I think the white tires were a perfect choice - nice.


----------



## Tin machine (Feb 2, 2013)

*thanks I THINK*



dfa242 said:


> I think the white tires were a perfect choice - nice.




MAYBE I have gone white (cream colored tire crazy) but they just looked right for this bike


----------



## HIGGINSFOREVER (Feb 4, 2013)

Tin machine said:


> if I got my info right this was only offered one year 1958  rollfast mens , I have installed new tires , it was sold as a middle weight .
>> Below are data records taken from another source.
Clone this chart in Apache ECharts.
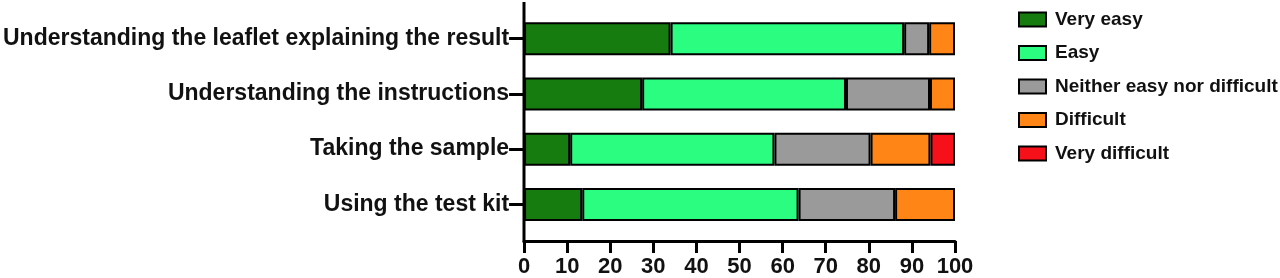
<!DOCTYPE html>
<html>
<head>
<meta charset="utf-8">
<script src="https://cdn.jsdelivr.net/npm/echarts@6/dist/echarts.min.js"></script>
<style>
html,body{margin:0;padding:0;background:#fff;}
#main{width:1280px;height:278px;}
</style>
</head>
<body>
<div id="main"></div>
<script>
var categories = [
  'Understanding the leaflet explaining the result',
  'Understanding the instructions',
  'Taking the sample',
  'Using the test kit'
];
var seriesNames = ['Very easy', 'Easy', 'Neither easy nor difficult', 'Difficult', 'Very difficult'];
var veryEasy = [34.0, 27.4, 10.7, 13.5];
var easy = [54.2, 47.3, 47.4, 50.2];
var neither = [5.8, 19.5, 22.3, 22.4];
var difficult = [6.0, 5.8, 13.9, 13.9];
var veryDifficult = [0, 0, 5.7, 0];
var xTicks = [0, 10, 20, 30, 40, 50, 60, 70, 80, 90, 100];

var colors = ['#167c0f', '#2afd80', '#9a9a9a', '#ff8517', '#f5101a'];
var dataSets = [veryEasy, easy, neither, difficult, veryDifficult];
var FONT = '"Liberation Sans", Arial, sans-serif';

var chart = echarts.init(document.getElementById('main'), null, {renderer: 'canvas'});
var series = seriesNames.map(function (name, i) {
  return {
    name: name,
    type: 'bar',
    stack: 'total',
    barWidth: 33,
    data: dataSets[i].map(function (v) { return v === 0 ? null : v; }),
    itemStyle: { color: colors[i], borderColor: '#000', borderWidth: 2 },
    emphasis: { disabled: true }
  };
});

chart.setOption({
  animation: false,
  textStyle: { fontFamily: FONT },
  grid: { left: 524, right: 325, top: 11, bottom: 46, containLabel: false },
  legend: {
    orient: 'vertical',
    left: 1013,
    top: 5,
    itemWidth: 27,
    itemHeight: 14,
    itemGap: 14.5,
    icon: 'rect',
    data: seriesNames,
    textStyle: { fontFamily: FONT, fontWeight: 'bold', fontSize: 19, color: '#111', padding: [0, 0, 0, 4] },
    itemStyle: { borderColor: '#000', borderWidth: 2 }
  },
  xAxis: {
    type: 'value',
    min: 0,
    max: 100,
    interval: 10,
    offset: 9,
    splitLine: { show: false },
    axisLine: { show: true, lineStyle: { color: '#000', width: 3 } },
    axisTick: { show: true, length: 12, lineStyle: { color: '#000', width: 3 } },
    axisLabel: {
      margin: 15,
      fontFamily: FONT, fontWeight: 'bold', fontSize: 22, color: '#111',
      formatter: function (v) { return xTicks.indexOf(v) >= 0 ? String(v) : ''; }
    }
  },
  yAxis: {
    type: 'category',
    inverse: true,
    data: categories,
    axisLine: { show: false },
    axisTick: { show: true, length: 15, alignWithLabel: true, lineStyle: { color: '#000', width: 3 } },
    axisLabel: { margin: 15, fontFamily: FONT, fontWeight: 'bold', fontSize: 23, color: '#111' }
  },
  graphic: [{
    type: 'line',
    shape: { x1: 524, y1: 2, x2: 524, y2: 242.5 },
    style: { stroke: '#000', lineWidth: 3 },
    z: 10
  }],
  series: series
});
</script>
</body>
</html>
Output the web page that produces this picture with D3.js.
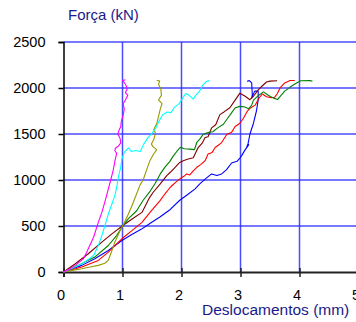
<!DOCTYPE html>
<html><head><meta charset="utf-8">
<script src="https://cdn.jsdelivr.net/npm/d3@7"></script>
<style>
html,body{margin:0;padding:0;background:#fff;}
svg{display:block;font-family:"Liberation Sans",Arial,sans-serif;}
</style></head>
<body><svg id="c" width="356" height="322"></svg>
<script>
const xTicks = [0,1,2,3,4,5];
const yTicks = [0,500,1000,1500,2000,2500];
const yTitle = "Força (kN)";
const xTitle = "Deslocamentos (mm)";

const magenta = [[0,0],[0.1,30],[0.2,72],[0.34,145],[0.42,253],[0.51,378],[0.59,540],[0.65,648],[0.7,760],[0.75,880],[0.8,1000],[0.84,1100],[0.87,1200],[0.9,1290],[0.87,1320],[0.88,1345],[0.93,1370],[0.97,1400],[0.96,1450],[0.92,1500],[0.94,1540],[0.97,1580],[0.98,1640],[1.01,1700],[1.03,1770],[1.01,1830],[1.05,1870],[1.09,1920],[1.05,1950],[1.08,1990],[1.06,2030],[1.03,2060],[1.0,2080],[1.05,2090]];
const cyan = [[0,0],[0.15,40],[0.31,90],[0.45,150],[0.51,180],[0.59,288],[0.65,396],[0.71,522],[0.76,630],[0.81,720],[0.87,830],[0.91,950],[0.93,1030],[0.97,1140],[0.99,1230],[1.03,1300],[1.1,1350],[1.15,1310],[1.22,1320],[1.3,1310],[1.36,1390],[1.42,1450],[1.5,1510],[1.56,1560],[1.62,1640],[1.68,1710],[1.76,1740],[1.82,1730],[1.88,1790],[1.96,1830],[2.03,1900],[2.07,1940],[2.13,1920],[2.2,1880],[2.24,1920],[2.3,1960],[2.36,2030],[2.42,2070],[2.47,2080]];
const olive = [[0,0],[0.15,18],[0.31,36],[0.45,55],[0.59,72],[0.7,95],[0.76,130],[0.79,180],[0.83,250],[0.87,324],[0.96,450],[1.02,522],[1.1,630],[1.16,720],[1.24,850],[1.3,950],[1.35,1000],[1.41,1112],[1.46,1203],[1.52,1274],[1.58,1330],[1.52,1360],[1.49,1390],[1.53,1440],[1.56,1510],[1.53,1550],[1.58,1610],[1.61,1690],[1.64,1770],[1.67,1830],[1.61,1870],[1.66,1920],[1.65,1990],[1.61,2040],[1.63,2075],[1.58,2085]];
const green = [[0,0],[0.25,72],[0.53,162],[0.76,288],[0.9,396],[0.99,486],[1.1,580],[1.24,666],[1.35,780],[1.47,880],[1.55,960],[1.64,1066],[1.72,1140],[1.8,1200],[1.86,1260],[1.92,1310],[1.98,1355],[2.05,1340],[2.14,1336],[2.22,1330],[2.26,1410],[2.31,1445],[2.37,1498],[2.45,1515],[2.53,1525],[2.62,1569],[2.71,1606],[2.77,1660],[2.83,1714],[2.91,1785],[2.99,1800],[3.06,1797],[3.14,1775],[3.19,1814],[3.22,1868],[3.31,1922],[3.39,1958],[3.47,1922],[3.56,1890],[3.63,1876],[3.68,1915],[3.75,1966],[3.84,2010],[3.95,2055],[4.02,2078],[4.18,2080],[4.22,2074]];
const brown = [[0,0],[0.2,90],[0.42,198],[0.65,324],[0.82,414],[0.99,497],[1.15,570],[1.33,648],[1.45,800],[1.52,867],[1.64,958],[1.75,1048],[1.81,1084],[1.88,1130],[1.97,1191],[2.03,1210],[2.1,1225],[2.2,1242],[2.28,1350],[2.35,1400],[2.4,1461],[2.45,1470],[2.51,1566],[2.58,1600],[2.65,1711],[2.72,1740],[2.82,1785],[2.9,1860],[2.99,1944],[3.08,1910],[3.16,1873],[3.22,1910],[3.3,1980],[3.38,2030],[3.44,2065],[3.5,2075],[3.62,2078]];
const red = [[0,0],[0.31,54],[0.59,126],[0.76,216],[0.9,306],[1.02,378],[1.16,450],[1.33,540],[1.47,651],[1.64,778],[1.72,850],[1.81,921],[1.9,975],[1.97,1012],[2.04,1040],[2.09,1066],[2.14,1055],[2.2,1100],[2.26,1138],[2.33,1170],[2.4,1210],[2.45,1282],[2.52,1300],[2.57,1353],[2.63,1380],[2.68,1407],[2.77,1498],[2.85,1520],[2.91,1581],[2.99,1617],[3.05,1671],[3.11,1743],[3.16,1779],[3.25,1814],[3.31,1887],[3.37,1935],[3.44,1905],[3.52,1895],[3.58,1900],[3.62,1935],[3.67,2001],[3.75,2055],[3.84,2081],[3.92,2081]];
const blue = [[0,0],[0.31,72],[0.53,145],[0.76,234],[0.99,342],[1.15,405],[1.33,469],[1.47,530],[1.64,600],[1.81,680],[1.97,780],[2.1,840],[2.23,904],[2.31,958],[2.42,1020],[2.51,1066],[2.6,1048],[2.68,1066],[2.76,1110],[2.85,1185],[2.94,1203],[2.99,1239],[3.02,1265],[3.08,1330],[3.14,1385],[3.1,1345],[3.13,1400],[3.16,1500],[3.22,1617],[3.27,1750],[3.3,1870],[3.3,1966],[3.24,1966],[3.19,1890],[3.2,1930],[3.19,2055],[3.15,2080],[3.11,2074]];

const series = [
  {data: blue, color: "#0000ff"},
  {data: red, color: "#ff0000"},
  {data: brown, color: "#800000"},
  {data: green, color: "#008000"},
  {data: olive, color: "#999900"},
  {data: cyan, color: "#00ffff"},
  {data: magenta, color: "#ff00ff"}
];

const svg = d3.select("#c");
const x = d3.scaleLinear().domain([0,5]).range([63.5,358.5]);
const y = d3.scaleLinear().domain([0,2500]).range([272,42]);

// grid
const grid = svg.append("g");
grid.selectAll("line.h").data(yTicks.filter(d=>d>0)).enter().append("line")
  .attr("x1", x(0)).attr("x2", 356).attr("y1", d=>y(d)).attr("y2", d=>y(d))
  .attr("stroke", "#2b2bff").attr("stroke-width", 1.5).attr("stroke-opacity", 0.85);
grid.selectAll("line.v").data(xTicks.filter(d=>d>0)).enter().append("line")
  .attr("x1", d=>x(d)).attr("x2", d=>x(d)).attr("y1", y(2500)).attr("y2", y(0))
  .attr("stroke", "#2b2bff").attr("stroke-width", 1.5).attr("stroke-opacity", 0.85);

// axes
const yAxis = d3.axisLeft(y).tickValues(yTicks).tickSize(5).tickPadding(13).tickFormat(d3.format("d"));
const gy = svg.append("g").attr("transform", `translate(${x(0)},0)`).call(yAxis);
gy.select(".domain").attr("stroke", "#000").attr("stroke-width", 1.5);
gy.selectAll(".tick line").attr("stroke", "#000").attr("stroke-width", 1.5);
gy.selectAll(".tick text").attr("font-size", 14.5).attr("fill", "#000").attr("font-family", "Liberation Sans, Arial, sans-serif");

const xAxis = d3.axisBottom(x).tickValues(xTicks).tickSize(5).tickPadding(13).tickFormat(d3.format("d"));
const gx = svg.append("g").attr("transform", `translate(0,${y(0)})`).call(xAxis);
gx.select(".domain").attr("stroke", "#222").attr("stroke-width", 2);
gx.selectAll(".tick line").attr("stroke", "#222").attr("stroke-width", 1.5).attr("y1", -4);
gx.selectAll(".tick text").attr("font-size", 14.5).attr("fill", "#000").attr("dx", -3).attr("font-family", "Liberation Sans, Arial, sans-serif");

// lines
const line = d3.line().x(d=>x(d[0])).y(d=>y(d[1]));
svg.append("g").selectAll("path").data(series).enter().append("path")
  .attr("d", d=>line(d.data)).attr("fill", "none")
  .attr("stroke", d=>d.color).attr("stroke-width", 1.1).attr("stroke-linejoin", "round");

// titles
svg.append("text").attr("x", 68).attr("y", 20).attr("font-size", 15).attr("fill", "#1a1a8a").text(yTitle);
svg.append("text").attr("x", 202).attr("y", 315).attr("font-size", 15.5).attr("fill", "#1a1a8a").text(xTitle);
</script></body></html>
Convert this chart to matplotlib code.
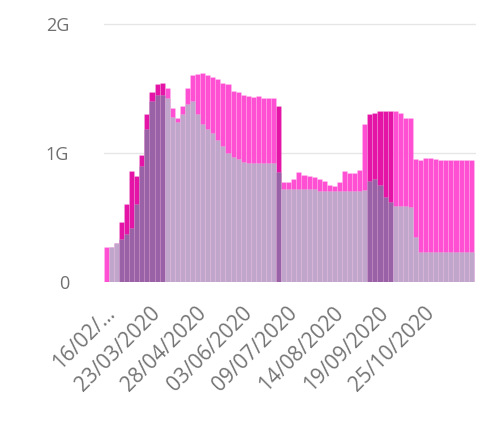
"""
Weekly-ish volume chart: total vs. baseline, 4-day buckets from 16/02/2020
"""

import matplotlib
matplotlib.use('Agg')
import matplotlib.pyplot as plt
import numpy as np

# 4-day buckets starting 16/02/2020
bucket_days = 4
total = [0.27, 0.27, 0.30, 0.46, 0.60, 0.86, 0.82, 0.98, 1.30, 1.47,
         1.53, 1.54, 1.50, 1.35, 1.27, 1.36, 1.50, 1.60, 1.61, 1.62,
         1.60, 1.59, 1.57, 1.54, 1.53, 1.48, 1.47, 1.45, 1.44, 1.43,
         1.44, 1.42, 1.42, 1.42, 1.36, 0.77, 0.77, 0.80, 0.85, 0.83,
         0.82, 0.81, 0.80, 0.78, 0.75, 0.74, 0.77, 0.86, 0.84, 0.84,
         0.87, 1.22, 1.30, 1.31, 1.32, 1.32, 1.32, 1.32, 1.31, 1.27,
         1.27, 0.95, 0.94, 0.96, 0.96, 0.95, 0.94, 0.94, 0.94, 0.94,
         0.94, 0.94, 0.94]
baseline = [0.00, 0.27, 0.30, 0.33, 0.37, 0.42, 0.60, 0.90, 1.18, 1.40,
            1.45, 1.45, 1.42, 1.28, 1.24, 1.30, 1.38, 1.40, 1.30, 1.22,
            1.18, 1.15, 1.10, 1.05, 1.00, 0.97, 0.95, 0.93, 0.92, 0.92,
            0.92, 0.92, 0.92, 0.92, 0.85, 0.72, 0.72, 0.72, 0.72, 0.72,
            0.72, 0.72, 0.70, 0.70, 0.70, 0.70, 0.70, 0.70, 0.70, 0.70,
            0.70, 0.71, 0.78, 0.80, 0.75, 0.66, 0.62, 0.59, 0.59, 0.59,
            0.58, 0.35, 0.23, 0.23, 0.23, 0.23, 0.23, 0.23, 0.23, 0.23,
            0.23, 0.23, 0.23]
# buckets drawn in the darker (highlighted) shade
highlighted = [3, 4, 5, 6, 7, 8, 9, 10, 11, 34, 52, 53, 54, 55, 56]
# buckets with a thin divider line at their start
dividers = [25, 42, 59]

tick_days = [0, 36, 72, 108, 144, 180, 216, 252]
tick_labels = ['16/02/…', '23/03/2020', '28/04/2020', '03/06/2020',
               '09/07/2020', '14/08/2020', '19/09/2020', '25/10/2020']

PINK = '#ff4fd2'
PINK_DARK = '#e414a6'
LAV = '#c0a6ca'
LAV_DARK = '#9a62a6'

plt.rcParams['font.family'] = ['Open Sans', 'DejaVu Sans']

fig = plt.figure(figsize=(4.83, 4.37), dpi=100)
ax = fig.add_axes([0.215, 0.355, 0.771, 0.597])

n = len(total)
x = np.arange(n) * bucket_days
top_colors = [PINK_DARK if i in highlighted else PINK for i in range(n)]
low_colors = [LAV_DARK if i in highlighted else LAV for i in range(n)]

ax.bar(x, total, width=bucket_days, align='edge', color=top_colors,
       edgecolor=(1, 1, 1, 0.25), linewidth=0.4, zorder=2)
ax.bar(x, baseline, width=bucket_days, align='edge', color=low_colors,
       edgecolor=(1, 1, 1, 0.25), linewidth=0.4, zorder=3)
for i in dividers:
    ax.bar(x[i], total[i], width=0.5, align='edge', color='#7a3f88',
           linewidth=0, zorder=4)

ax.set_xlim(0, 294)
ax.set_ylim(0, 2.02)
ax.set_yticks([0, 1, 2])
ax.set_yticklabels(['0', '1G', '2G'])
ax.set_xticks([d + 0.5 for d in tick_days])
ax.set_xticklabels(tick_labels, rotation=45, ha='right',
                   rotation_mode='anchor')

ax.grid(axis='y', color='#e6e6e6', linewidth=1, zorder=0)
ax.set_axisbelow(True)
for s in ax.spines.values():
    s.set_visible(False)
ax.tick_params(axis='y', length=0, pad=25, labelsize=13, labelcolor='#707070')
ax.tick_params(axis='x', length=0, pad=15, labelsize=15, labelcolor='#747474')

fig.savefig('out.png', dpi=100)
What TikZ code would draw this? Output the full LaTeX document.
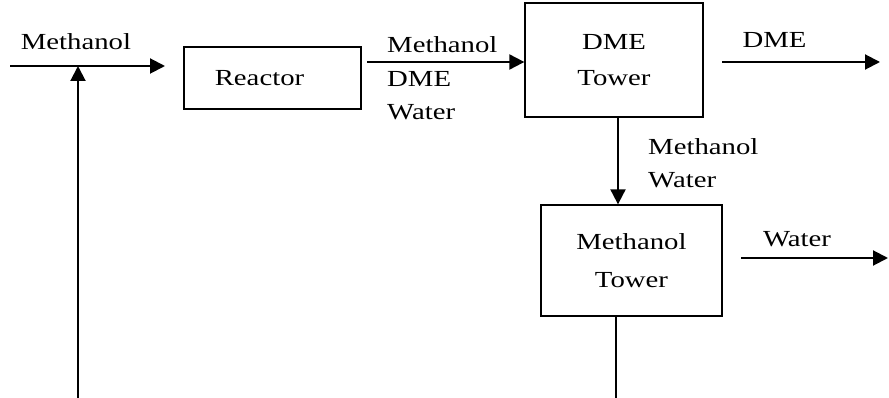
\documentclass[tikz,border=0pt]{standalone}
\usepackage{fontspec}
\setmainfont{Liberation Serif}[FakeStretch=1.25]
\usetikzlibrary{arrows.meta}

\begin{document}
\begin{tikzpicture}[x=1pt, y=-1pt, font=\fontsize{23}{33.5}\selectfont,
  unit/.style={draw, line width=1.3pt, align=center, inner sep=0pt},
  stream/.style={line width=2pt, -{Triangle[length=15pt, width=15pt]}},
  tail/.style={line width=1.5pt}]
\useasboundingbox (0,0) rectangle (889,398);
% units
\node[unit, minimum width=177pt, minimum height=62pt,
  label={[xshift=-13pt]center:Reactor}] (reactor) at (272.5,78) {};
\node[unit, minimum width=178pt, minimum height=114pt] (dmetower) at (614,60) {DME\\[2pt]Tower};
\node[unit, minimum width=181pt, minimum height=111pt] (metower) at (631.5,260.5) {Methanol\\[5pt]Tower};
% stream ends
\coordinate (feed)    at (10,66);
\coordinate (feedend) at (165,66);
\coordinate (mix)     at (78,66);
\coordinate (recycle) at (78,398);
\coordinate (rout)    at (367,62);
\coordinate (dmeout)  at (722,62);
\coordinate (dmeend)  at (880,62);
\coordinate (wout)    at (741,258);
\coordinate (wend)    at (888,258);
% streams
\draw[stream] (feed) -- (feedend);
\draw[stream] (recycle) -- (mix);
\draw[stream] (rout) -- (rout -| dmetower.west);
\draw[stream] (dmeout) -- (dmeend);
\draw[stream] ([xshift=4pt]dmetower.south) -- ([xshift=4pt]dmetower.south |- metower.north);
\draw[stream] (wout) -- (wend);
\draw[tail] ([xshift=-15.5pt]metower.south) -- ([xshift=-15.5pt]metower.south |- recycle);
% stream labels (base = last line)
\node[anchor=base] (lfeed) at (76,50) {Methanol};
\node[anchor=base west, align=left, inner sep=0pt] (lmix) at (387,120) {Methanol\\DME\\Water};
\node[anchor=base, inner sep=0pt] (ldme) at (774.5,48) {DME};
\node[anchor=base west, align=left, inner sep=0pt] (lbot) at (648,188) {Methanol\\Water};
\node[anchor=base, inner sep=0pt] (lwater) at (797,247) {Water};
\end{tikzpicture}
\end{document}
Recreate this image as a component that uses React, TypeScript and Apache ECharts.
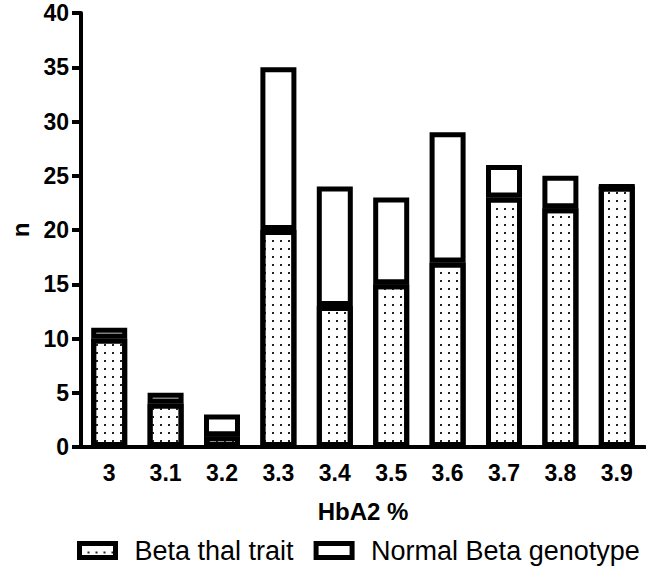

May/june 1996 Volume 2 Number 3    CLASSIC BIKE (QUOTE) Rollfast,s royal special #50 became the top-of-the-line in 1954.It featured chrome on the fenders,chain guard and tank.A deluxe rocket ray headlite and an electric taillite lit the way.Shows a picture of the same bike you have.The only thing i see yours has a different chain guard and your missing the rear lite.I would like to add this,it also says this would be the last top-of-the-line bicycle that rollfast would offer with 26x2.125 tires.The sales of this bike contributed to one of the company,s best years in history.


----------



## Tin machine (Feb 4, 2013)

*great info , thanks*

dear sir , great information , I love learning about these great old bikes , thank you for your time . Anthony


----------



## HIGGINSFOREVER (Feb 6, 2013)

Tin machine said:


> dear sir , great information , I love learning about these great old bikes , thank you for your time . Anthony




Here is a picture of your rollfast on the cover of the rollfast book.


----------



## Tin machine (Feb 6, 2013)

*great info !!!! many thanks*



HIGGINSFOREVER said:


> Here is a picture of your rollfast on the cover of the rollfast book.View attachment 82998View attachment 82999




thank so much


----------